Doubtless a child whose body and arms are free will cry less than one bound fast in swaddling clothes. He who feels only physical wants cries only when he suffers, and this is a great advantage. For then we know exactly when he requires help, and we ought not to delay one moment in giving him help, if possible.

But if you cannot relieve him, keep quiet; do not try to soothe him by petting him. Your caresses will not cure his colic; but he will remember what he has to do in order to be petted. And if he once discovers that he can, at will, busy you about him, he will have become your master; the mischief is done.
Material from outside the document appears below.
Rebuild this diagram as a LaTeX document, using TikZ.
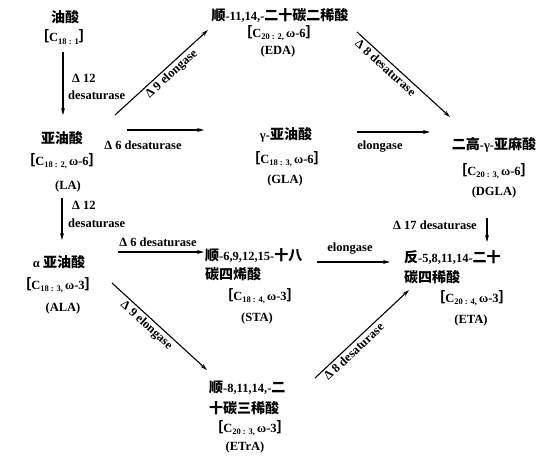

If children were not so much thwarted in their movements, they would not cry so much; if we were less annoyed by their crying, we would take less pains to hush them; if they were not so often threatened or caressed, they would be less timid or less stubborn, and more truly themselves as nature made them. It is not so often by letting children cry, as by hastening to quiet them, that we make them rupture themselves. The proof of this is that the children most neglected are less subject than others to this infirmity. I am far from wishing them to be neglected, however. On the contrary, we ought to anticipate their wants, and not wait to be notified of these by the children's crying. Yet I would not have them misunderstand the cares we bestow on them. Why should they consider crying a fault, when they find that it avails so much? Knowing the value of their silence, they will be careful not to be lavish of it. They will, at last, make it so costly that we can no longer pay for it; and then it is that by crying without success they strain, weaken, and kill themselves.

The long crying fits of a child who is not compressed or ill, or allowed to want for anything, are from habit and obstinacy. They are by no means the work of nature, but of the nurse, who, because she cannot endure the annoyance, multiplies it, without reflecting that by stilling the child to-day, he is induced to cry the more to-morrow.

The only way to cure or prevent this habit is to pay no attention to it. No one, not even a child, likes to take unnecessary trouble.

They are stubborn in their attempts; but if you have more firmness than they have obstinacy, they are discouraged, and do not repeat the attempt. Thus we spare them some tears, and accustom them to cry only when pain forces them to it.

Nevertheless when they do cry from caprice or stubbornness, a sure way to prevent their continuing is, to turn their attention to some agreeable and striking object, and so make them forget their desire to cry. In this art most nurses excel, and when skilfully employed, it is very effective. But it is highly important that the child should not know of our intention to divert him, and that he should amuse himself without at all thinking we have him in mind. In this all nurses are unskilful.